举个例子:很多传统制造业引进了人工智能,比如机械臂、自动化生产设备等,但由于缺少应用型人才,企业买回去的设备不知道该怎么使用,也不知道如何做到效益最大化,更不懂运营维护。
这样的岗位,并不需要从业者非常深厚的理论功底,而是有AI基础,又懂行业的人才。而在传统产业智能化升级过程中,类似的人才缺口非常大。
“实际上,当AI走向各行各业、落地之后,对人才的需求也会发生变化,而在本科阶段,通过理论学习加上与专业相关的 社会 实践,也能培养出优秀的人才。”
在刚结束的冬奥会上,杨力教授带领他的团队做了一个智能辅助技术,可通过视频来实现对选手动作进行回顾与分析,给裁判打分给予参考。
虽然只是一个比较简单的行为识别,模型并不精巧,市场上有很多AI公司具备开发该技术的能力。但让人欣慰的是,这个项目一经提出,学生们便踊跃参加,在导师的指引下,一步步挖掘数据、标注、建模、训练、测试,整个过程持续两周之久,大部分工作由学生完成,而且是在春节期间,有同学甚至因为出力不够而深感抱歉。
“Talk is cheap.”在杨力看来,这个项目别人有能力做,然而只有他们去落地实践了,并且整个项目由大一学生完成,过程远重于结果, 他们“代表着AI领域的新生力量。
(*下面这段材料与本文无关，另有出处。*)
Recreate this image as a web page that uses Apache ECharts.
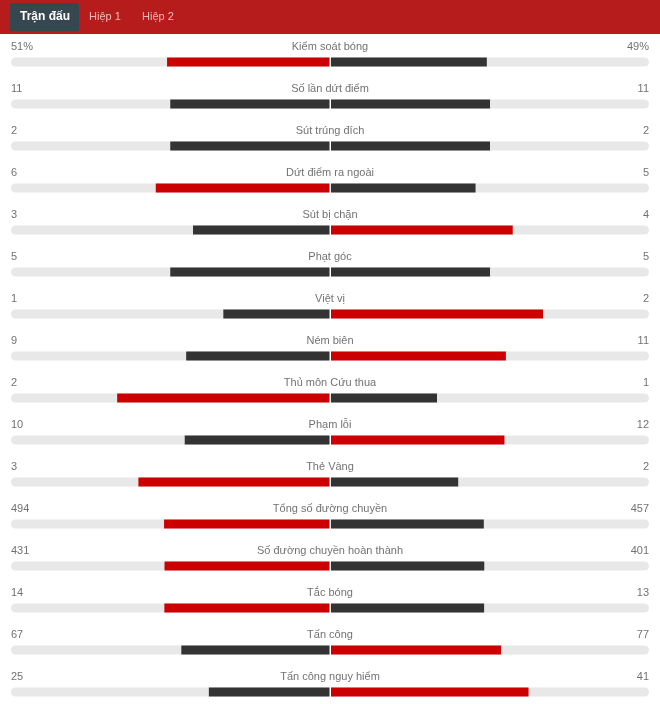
<!DOCTYPE html>
<html>
<head>
<meta charset="utf-8">
<script src="https://cdn.jsdelivr.net/npm/echarts@6/dist/echarts.min.js"></script>
<style>
  html, body { margin: 0; padding: 0; background: #fff; }
  #chart { width: 660px; height: 704px; }
</style>
</head>
<body>
<div id="chart"></div>
<script>
// stats for the match, home on the left, away on the right
const statNames = [
    'Kiểm soát bóng', 'Số lần dứt điểm', 'Sút trúng đích', 'Dứt điểm ra ngoài',
    'Sút bị chặn', 'Phạt góc', 'Việt vị', 'Ném biên', 'Thủ môn Cứu thua',
    'Phạm lỗi', 'Thẻ Vàng', 'Tổng số đường chuyền', 'Số đường chuyền hoàn thành',
    'Tắc bóng', 'Tấn công', 'Tấn công nguy hiểm'
];
const homeValues = [51, 11, 2, 6, 3, 5, 1, 9, 2, 10, 3, 494, 431, 14, 67, 25];
const awayValues = [49, 11, 2, 5, 4, 5, 2, 11, 1, 12, 2, 457, 401, 13, 77, 41];
const valueUnits = ['%', '', '', '', '', '', '', '', '', '', '', '', '', '', '', ''];
const tabNames = ['Trận đấu', 'Hiệp 1', 'Hiệp 2'];

const RED = '#cc0000';
const DARK = '#333333';
const TRACK = '#e8e8e8';
const TEXT = '#4d4d4d';
const FONT = '"Liberation Sans", Arial, sans-serif';

const chart = echarts.init(document.getElementById('chart'));

function barData(own, other) {
    return own.map((v, i) => {
        const total = v + other[i];
        return {
            value: total ? v / total : 0,
            itemStyle: { color: v > other[i] ? RED : DARK }
        };
    });
}

const rowIdx = statNames.map((_, i) => i);
const labelStyle = { color: TEXT, fontSize: 11, fontFamily: FONT };

// rows sit on the ticks (boundaryGap off) so the last row can run to the bottom edge
const option = {
    backgroundColor: '#fff',
    animation: false,
    grid: [
        { left: 11, top: 62, width: 318.5, height: 630 },
        { left: 331, top: 62, width: 318, height: 630 }
    ],
    xAxis: [
        { gridIndex: 0, type: 'value', min: 0, max: 1, inverse: true, show: false },
        { gridIndex: 1, type: 'value', min: 0, max: 1, show: false }
    ],
    yAxis: [
        { gridIndex: 0, type: 'category', data: statNames, inverse: true, boundaryGap: false, show: false },
        { gridIndex: 1, type: 'category', data: statNames, inverse: true, boundaryGap: false, show: false }
    ],
    graphic: [
        { type: 'rect', left: 0, top: 0, shape: { width: 660, height: 34 }, style: { fill: '#b71c1c' }, silent: true },
        { type: 'rect', left: 10, top: 3, shape: { width: 69, height: 28, r: 2 }, style: { fill: '#37474f' }, silent: true },
        { type: 'text', x: 45, y: 17, style: { text: tabNames[0], fill: '#fff', font: 'bold 12px ' + FONT, align: 'center', verticalAlign: 'middle' } },
        { type: 'text', x: 105, y: 17, style: { text: tabNames[1], fill: '#f6b8bd', font: '11px ' + FONT, align: 'center', verticalAlign: 'middle' } },
        { type: 'text', x: 158, y: 17, style: { text: tabNames[2], fill: '#f6b8bd', font: '11px ' + FONT, align: 'center', verticalAlign: 'middle' } }
    ],
    series: [
        {
            type: 'bar', xAxisIndex: 0, yAxisIndex: 0, barWidth: 9, silent: true,
            showBackground: true,
            backgroundStyle: { color: TRACK, borderRadius: [4.5, 0, 0, 4.5] },
            data: barData(homeValues, awayValues)
        },
        {
            type: 'bar', xAxisIndex: 1, yAxisIndex: 1, barWidth: 9, silent: true,
            showBackground: true,
            backgroundStyle: { color: TRACK, borderRadius: [0, 4.5, 4.5, 0] },
            data: barData(awayValues, homeValues)
        },
        {
            // home value, left edge
            type: 'scatter', xAxisIndex: 0, yAxisIndex: 0, symbolSize: 1, silent: true,
            itemStyle: { color: 'transparent' },
            data: rowIdx.map(i => [1, i]),
            label: {
                show: true, position: 'inside', align: 'left', offset: [0, -15], ...labelStyle,
                formatter: p => homeValues[p.dataIndex] + valueUnits[p.dataIndex]
            }
        },
        {
            // stat name, centred
            type: 'scatter', xAxisIndex: 1, yAxisIndex: 1, symbolSize: 1, silent: true,
            itemStyle: { color: 'transparent' },
            data: rowIdx.map(i => [0, i]),
            label: {
                show: true, position: 'inside', align: 'center', offset: [-1, -15], ...labelStyle,
                formatter: p => statNames[p.dataIndex]
            }
        },
        {
            // away value, right edge
            type: 'scatter', xAxisIndex: 1, yAxisIndex: 1, symbolSize: 1, silent: true,
            itemStyle: { color: 'transparent' },
            data: rowIdx.map(i => [1, i]),
            label: {
                show: true, position: 'inside', align: 'right', offset: [0, -15], ...labelStyle,
                formatter: p => awayValues[p.dataIndex] + valueUnits[p.dataIndex]
            }
        }
    ]
};

chart.setOption(option);
</script>
</body>
</html>
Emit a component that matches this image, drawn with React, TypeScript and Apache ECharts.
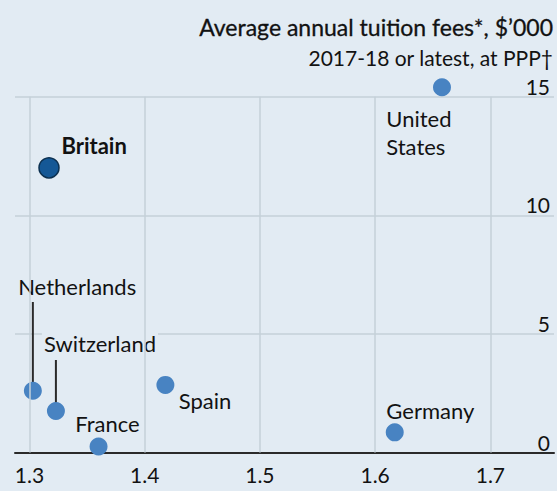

”
做这个项目也并非一帆风顺。
该项目的成员,中国计量大学信息学院 21级人工智能专业学生,蒋正阳告诉掘金志,小组在建模的时候,要么网络太大训练太慢,要么网络太小而不适合要求,难以达到预期目标。同时,训练也会遇到算力不够的情况。
经过多次失败尝试之后,小组不得不求助于杨力教授,后者补充了一种网络结构,该结构下,模型变得相对“较轻”,训练也可以符合预期。
最终,小组成功研发出“单板滑雪AI裁判技术”。该技术可在画面模糊、相机高速运动、长距离全景画面等复杂场景下,对运动员是否抓板进行精准识别,从而为裁判打分提供依据,助力「冬奥公平」。
“我们的专业知识有限,需要继续加强理论学习。通过这个项目,我们了解了从零开始做项目的过程、方法、难度,积累了经验。当然,最后看到项目跑出来的结果,内心还是很欣喜的。”蒋总结道。
杨力认为,遇到问题很正常,关键在于去行动、实践了。“人在学走的路上,会跌倒很多次,但不能因为跌倒,就只学爬,这样永远也不会走。”
这何尝不是国内AI发展的缩影。
在经历无人问津的韬光养晦期之后,国内AI于10年开始蓬勃发展,商汤、旷视、云从、依图等一众AI公司先后诞生,受到资本热捧,撑起国内AI的希望。但激情燃烧之后,随之而来的是行业落地难、商业化难、变现难等各种质疑。
如今的AI,正处于从爬到走的摸索期,磕磕碰碰、跌倒摔倒等时有发生,也被大众调侃成「人工智障」。
但杨力对此并不沮丧,反而感到乐观, 因为“有越来越多的企业、越来越多的人才参与到AI的发展、推广、落地之中”, 在“政产学研”模式的推动之下,AI也将被掀开神秘面纱,显露出最真实的样子,而大众在未来也会对AI形成一个“全面、客观”的认知。
在掘金志与多位AI从业者的交流过程中,几乎所有人都对AI充满希望,即便AI仍然处于「弱人工智能」阶段,他们仍然坚信,AI有着光明的未来。
“AI的浩海不止于边边角角,而在于改变世界。”开篇吐槽「人工智障」的那位工程师告诉掘金志,即便改变世界的路途,充满坎坷,但 “因为热爱,所以坚持。”